"After months of stalemate came the surprise offer"
Aidan Foster-Carter, Korean analyst
"It's good that the North Koreans are offering to talk again"
 
Sunday, 2 September, 2001, 21:30 GMT 22:30 UK
North Korea calls for new talks
 
Seoul is carrying out military exercises
North Korea should reopen talks with South Korea "as soon as possible", a
powerful North Korean committee has said.

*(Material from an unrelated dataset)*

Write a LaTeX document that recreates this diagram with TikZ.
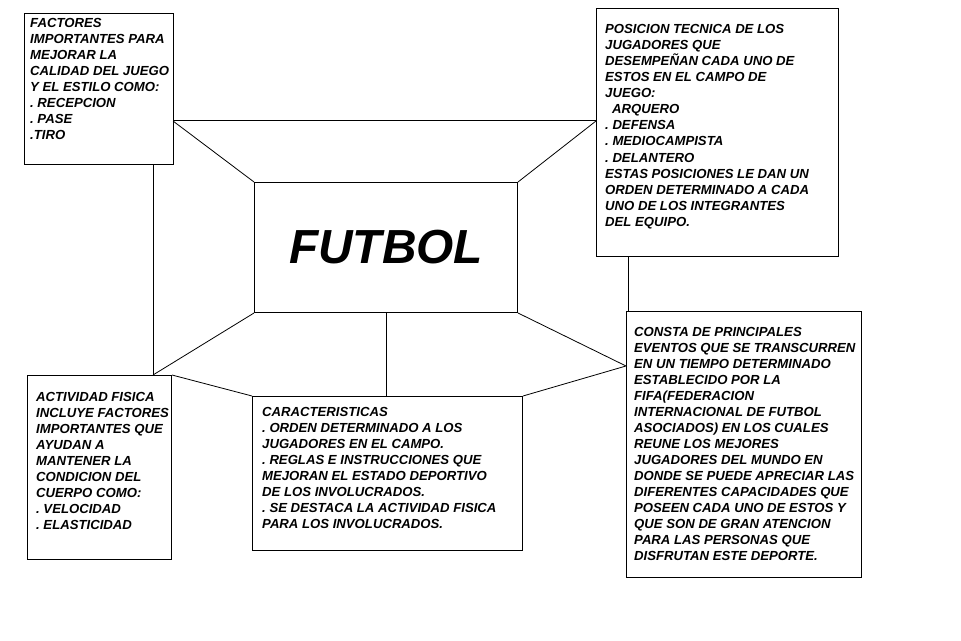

The semi-official Committee for Peaceful Unification of the Fatherland
proposed in a radio address "that dialogue between North and South Korea
reopen as soon as possible to open a wider road to reconciliation, unity and
national unification".

The call comes a day before Chinese President Jiang Zemin begins a three-day
visit to North Korea. He is expected to push Pyongyang towards dialogue with
the South. 

The South Korean Government welcomed the proposal. but added that it wanted
to see a formal North Korean offer.

"We hope the offer will lead to the resumption of the deadlocked dialogue.
But we have to wait for a formal North Korean proposal," a unification
ministry official said.


The North has taken a hard line in recent months
The BBC's Caroline Gluck in Seoul says the offer could boost the South
Korean Government, which is under pressure over its "sunshine policy" of
engaging with the North.

The North Korean offer came as a surprise to international observers, after
Pyongyang's hard line against the United States and the South in recent
months. 

In March, during a dispute with the US, the North broke off nine months of
talks with Seoul. 

The North Korean committee's message was addressed to the South Korean
unification minister, who faces a no-confidence vote on Monday.

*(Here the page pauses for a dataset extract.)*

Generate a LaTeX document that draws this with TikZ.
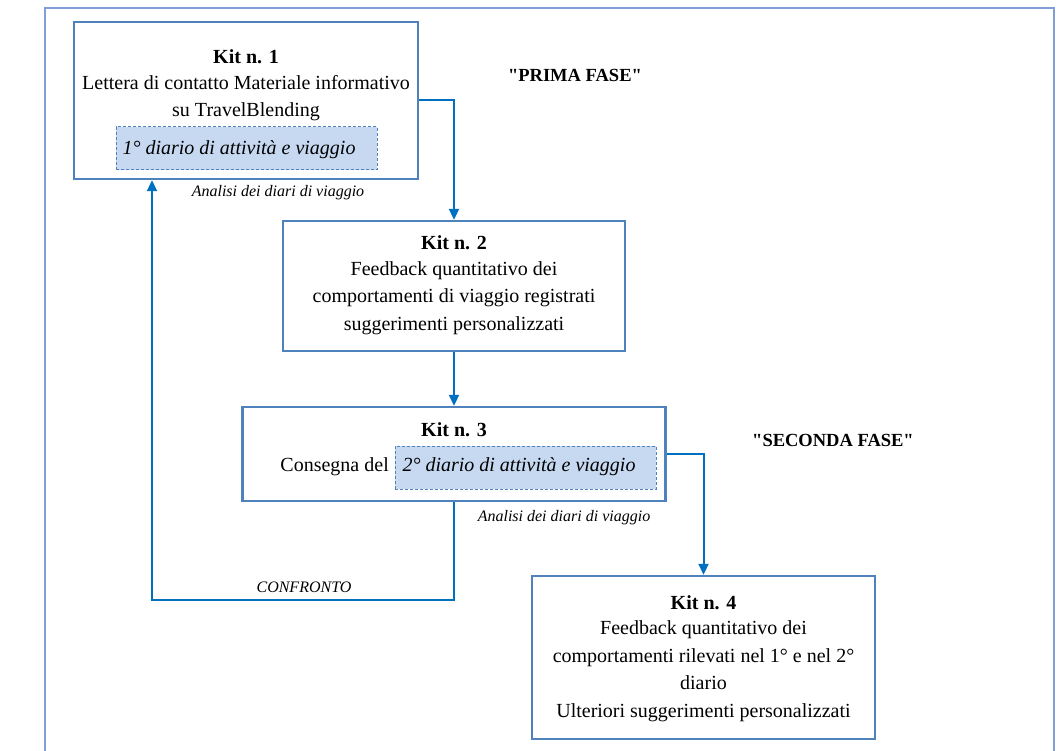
\documentclass[tikz,border=0pt]{standalone}
\usepackage{fontspec}
\setmainfont{Liberation Serif}
\usetikzlibrary{arrows.meta}
\definecolor{boxline}{HTML}{4F81BD}
\definecolor{arrowblue}{HTML}{0070C0}
\definecolor{framecol}{HTML}{7F9FD6}
\definecolor{diaryfill}{HTML}{C6D9F1}
\tikzset{
  kitbox/.style={draw=boxline, line width=2.4pt, rectangle, inner sep=0pt},
  diarybox/.style={draw=boxline, dash pattern=on 3pt off 2pt, line width=1pt, fill=diaryfill, rectangle, inner sep=0pt},
  body/.style={font=\fontsize{20}{27.5}\selectfont, inner sep=0pt, align=center},
  title/.style={font=\fontsize{20}{27.5}\selectfont\bfseries, inner sep=0pt},
  diarytext/.style={font=\fontsize{20}{22}\selectfont\itshape, inner sep=0pt},
  note/.style={font=\fontsize{16}{18}\selectfont\itshape, inner sep=0pt},
  phase/.style={font=\fontsize{18.5}{20}\selectfont\bfseries, inner sep=0pt},
  flow/.style={draw=arrowblue, line width=2pt, -{Triangle[width=10pt,length=11pt]}}
}
\begin{document}
\begin{tikzpicture}[x=1pt, y=-1pt]
\useasboundingbox (0,0) rectangle (1057,751);
\fill[white] (0,0) rectangle (1057,751);
% outer frame
\draw[framecol, line width=2.2pt] (45,800) -- (45,8) -- (1054,8) -- (1054,800);

% Kit 1
\node[kitbox, minimum width=344pt, minimum height=157pt] (k1) at (246,100.5) {};
\node[title] (t1) at (246,57) {Kit n. 1};
\node[body] (b1) at (246,98) {Lettera di contatto Materiale informativo\\su TravelBlending};
\node[diarybox, minimum width=261pt, minimum height=43pt] (d1) at (246.5,148.5) {};
\node[diarytext] (dt1) at (239,150) {1° diario di attività e viaggio};

% Kit 2
\node[kitbox, minimum width=342pt, minimum height=130pt] (k2) at (454,286) {};
\node[title] (t2) at (454,243) {Kit n. 2};
\node[body] (b2) at (454,298) {Feedback quantitativo dei\\comportamenti di viaggio registrati\\suggerimenti personalizzati};

% Kit 3
\node[kitbox, minimum width=423pt, minimum height=94pt] (k3) at (454,454) {};
\node[title] (t3) at (454,430) {Kit n. 3};
\node[body, anchor=east] (b3) at (389,467) {Consegna del};
\node[diarybox, minimum width=261pt, minimum height=43pt] (d3) at (525.5,467.5) {};
\node[diarytext] (dt3) at (519,467) {2° diario di attività e viaggio};

% Kit 4
\node[kitbox, minimum width=343pt, minimum height=163pt] (k4) at (703.5,657.5) {};
\node[title] (t4) at (703.5,603) {Kit n. 4};
\node[body] (b4) at (703.5,671) {Feedback quantitativo dei\\comportamenti rilevati nel 1° e nel 2°\\diario\\Ulteriori suggerimenti personalizzati};

% phase labels
\node[phase] (p1) at (575,75) {\textquotedbl PRIMA FASE\textquotedbl};
\node[phase] (p2) at (833,440) {\textquotedbl SECONDA FASE\textquotedbl};

% notes
\node[note] (n1) at (278,193) {Analisi dei diari di viaggio};
\node[note] (n2) at (564,518) {Analisi dei diari di viaggio};
\node[note] (n3) at (304,587) {CONFRONTO};

% connectors
\coordinate (cf) at (152,600);
\draw[flow] (k1.east) -| (k2.north);
\draw[flow] (k2.south) -- (k3.north);
\draw[flow] (k3.east) -| (k4.north);
\draw[flow] (k3.south) |- (cf) -- (cf |- k1.south);
\end{tikzpicture}
\end{document}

Unification Minister Lim Won-Dong has been heavily criticised following a
visit of some 300 people from the South to the North two weeks ago which was
seen as a propaganda coup for Pyongyang.

Historic summit 

President Kim Dae-jung of the South and President Kim Jong-il of the North
held a historic inter-Korean summit in June 2000, during which the two
leaders promised to work towards a new era of peace on the peninsula.


Mr Kim's government is under pressure
The summit last year saw a flurry of activities, including meetings between
hundreds of separated families, as well as cultural and economic links.

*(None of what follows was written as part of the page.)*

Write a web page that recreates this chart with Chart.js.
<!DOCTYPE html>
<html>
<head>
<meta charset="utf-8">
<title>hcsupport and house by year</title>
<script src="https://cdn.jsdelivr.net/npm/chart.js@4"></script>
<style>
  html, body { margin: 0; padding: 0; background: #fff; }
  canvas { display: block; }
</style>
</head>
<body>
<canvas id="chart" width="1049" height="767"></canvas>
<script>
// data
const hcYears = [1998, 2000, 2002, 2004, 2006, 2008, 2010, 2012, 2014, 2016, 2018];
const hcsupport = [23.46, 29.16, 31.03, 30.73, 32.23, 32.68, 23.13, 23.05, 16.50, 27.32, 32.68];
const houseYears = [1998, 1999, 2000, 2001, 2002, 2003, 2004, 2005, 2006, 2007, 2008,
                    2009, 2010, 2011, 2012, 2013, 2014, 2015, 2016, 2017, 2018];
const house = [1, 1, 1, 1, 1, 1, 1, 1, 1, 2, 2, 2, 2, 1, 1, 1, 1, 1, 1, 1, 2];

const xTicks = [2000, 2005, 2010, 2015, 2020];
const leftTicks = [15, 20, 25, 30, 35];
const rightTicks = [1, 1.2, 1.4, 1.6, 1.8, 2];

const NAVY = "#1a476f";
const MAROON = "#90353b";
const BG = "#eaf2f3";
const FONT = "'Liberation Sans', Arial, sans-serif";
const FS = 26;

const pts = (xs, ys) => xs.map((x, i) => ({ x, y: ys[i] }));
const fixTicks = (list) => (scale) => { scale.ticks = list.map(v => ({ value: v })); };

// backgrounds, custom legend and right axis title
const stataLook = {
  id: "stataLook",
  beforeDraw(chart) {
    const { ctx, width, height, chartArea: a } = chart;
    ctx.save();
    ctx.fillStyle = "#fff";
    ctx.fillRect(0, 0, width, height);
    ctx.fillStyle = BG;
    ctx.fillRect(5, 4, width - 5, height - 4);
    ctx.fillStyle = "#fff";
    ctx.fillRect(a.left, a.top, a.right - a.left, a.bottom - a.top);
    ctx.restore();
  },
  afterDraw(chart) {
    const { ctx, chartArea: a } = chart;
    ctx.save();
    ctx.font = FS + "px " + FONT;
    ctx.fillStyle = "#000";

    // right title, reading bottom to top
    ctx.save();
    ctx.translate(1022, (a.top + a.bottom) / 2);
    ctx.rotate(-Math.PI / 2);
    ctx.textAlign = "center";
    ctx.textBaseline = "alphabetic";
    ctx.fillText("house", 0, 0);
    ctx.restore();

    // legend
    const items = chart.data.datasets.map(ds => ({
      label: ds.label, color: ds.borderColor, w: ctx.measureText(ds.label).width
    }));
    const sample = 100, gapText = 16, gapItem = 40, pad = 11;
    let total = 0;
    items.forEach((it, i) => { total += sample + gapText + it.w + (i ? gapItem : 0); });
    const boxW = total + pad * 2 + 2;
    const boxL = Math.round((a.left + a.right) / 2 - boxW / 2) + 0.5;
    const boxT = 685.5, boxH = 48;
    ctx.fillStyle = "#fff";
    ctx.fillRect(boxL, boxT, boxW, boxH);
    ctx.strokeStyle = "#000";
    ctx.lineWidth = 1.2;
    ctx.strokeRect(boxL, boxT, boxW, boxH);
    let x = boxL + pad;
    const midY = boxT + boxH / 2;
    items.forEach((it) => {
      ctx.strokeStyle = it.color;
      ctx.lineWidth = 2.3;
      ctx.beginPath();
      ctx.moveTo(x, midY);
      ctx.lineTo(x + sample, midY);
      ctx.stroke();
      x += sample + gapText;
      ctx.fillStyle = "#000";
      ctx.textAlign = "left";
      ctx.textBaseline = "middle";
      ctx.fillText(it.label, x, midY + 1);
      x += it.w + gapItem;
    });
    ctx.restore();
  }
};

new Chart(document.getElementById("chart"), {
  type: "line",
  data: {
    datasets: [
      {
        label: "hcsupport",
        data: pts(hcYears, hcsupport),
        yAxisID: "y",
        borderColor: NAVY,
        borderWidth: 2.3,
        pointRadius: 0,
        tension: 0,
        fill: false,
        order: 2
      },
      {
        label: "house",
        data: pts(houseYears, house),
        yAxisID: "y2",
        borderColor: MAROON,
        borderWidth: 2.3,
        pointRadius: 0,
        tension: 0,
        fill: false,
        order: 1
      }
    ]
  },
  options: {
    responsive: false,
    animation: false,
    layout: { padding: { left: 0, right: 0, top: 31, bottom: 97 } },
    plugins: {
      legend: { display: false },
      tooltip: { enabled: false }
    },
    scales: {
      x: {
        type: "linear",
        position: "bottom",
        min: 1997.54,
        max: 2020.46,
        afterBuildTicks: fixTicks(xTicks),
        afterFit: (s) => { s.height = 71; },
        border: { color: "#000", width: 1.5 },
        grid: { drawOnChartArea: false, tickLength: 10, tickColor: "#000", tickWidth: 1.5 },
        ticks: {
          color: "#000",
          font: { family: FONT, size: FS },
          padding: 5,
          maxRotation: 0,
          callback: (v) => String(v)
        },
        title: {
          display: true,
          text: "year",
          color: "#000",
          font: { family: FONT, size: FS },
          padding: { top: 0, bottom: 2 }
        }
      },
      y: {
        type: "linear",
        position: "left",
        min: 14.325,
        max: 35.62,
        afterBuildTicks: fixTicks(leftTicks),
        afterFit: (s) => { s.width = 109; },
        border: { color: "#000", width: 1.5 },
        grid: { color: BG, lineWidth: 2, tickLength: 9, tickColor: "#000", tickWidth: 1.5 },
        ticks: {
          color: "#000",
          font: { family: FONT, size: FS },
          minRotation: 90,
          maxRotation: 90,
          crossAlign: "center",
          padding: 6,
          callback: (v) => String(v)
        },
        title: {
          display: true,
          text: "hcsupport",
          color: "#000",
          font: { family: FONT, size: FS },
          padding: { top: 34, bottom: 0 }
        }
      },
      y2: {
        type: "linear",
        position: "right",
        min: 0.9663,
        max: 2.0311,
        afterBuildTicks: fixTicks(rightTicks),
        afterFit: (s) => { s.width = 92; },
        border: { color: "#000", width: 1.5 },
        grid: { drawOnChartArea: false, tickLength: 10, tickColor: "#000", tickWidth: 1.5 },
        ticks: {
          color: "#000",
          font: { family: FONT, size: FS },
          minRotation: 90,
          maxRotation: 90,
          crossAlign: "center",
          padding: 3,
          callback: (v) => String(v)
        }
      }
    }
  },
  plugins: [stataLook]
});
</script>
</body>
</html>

But exchanges between the two countries came to a standstill early this
year, after the new US administration of George W Bush announced it was
reviewing its stance towards North Korea.

North Korea said that a second summit would not go ahead until Washington
completed its policy review.

It has also said talks would not be resumed if the US set conditions - a
reference to Washington's warning that progress in bilateral relations would
be blocked if the North lifted a moratorium on missile launches.

North and South Korea have technically been at war for more than half a
century, as no peace treaty was signed at the end of their 1950-53 conflict.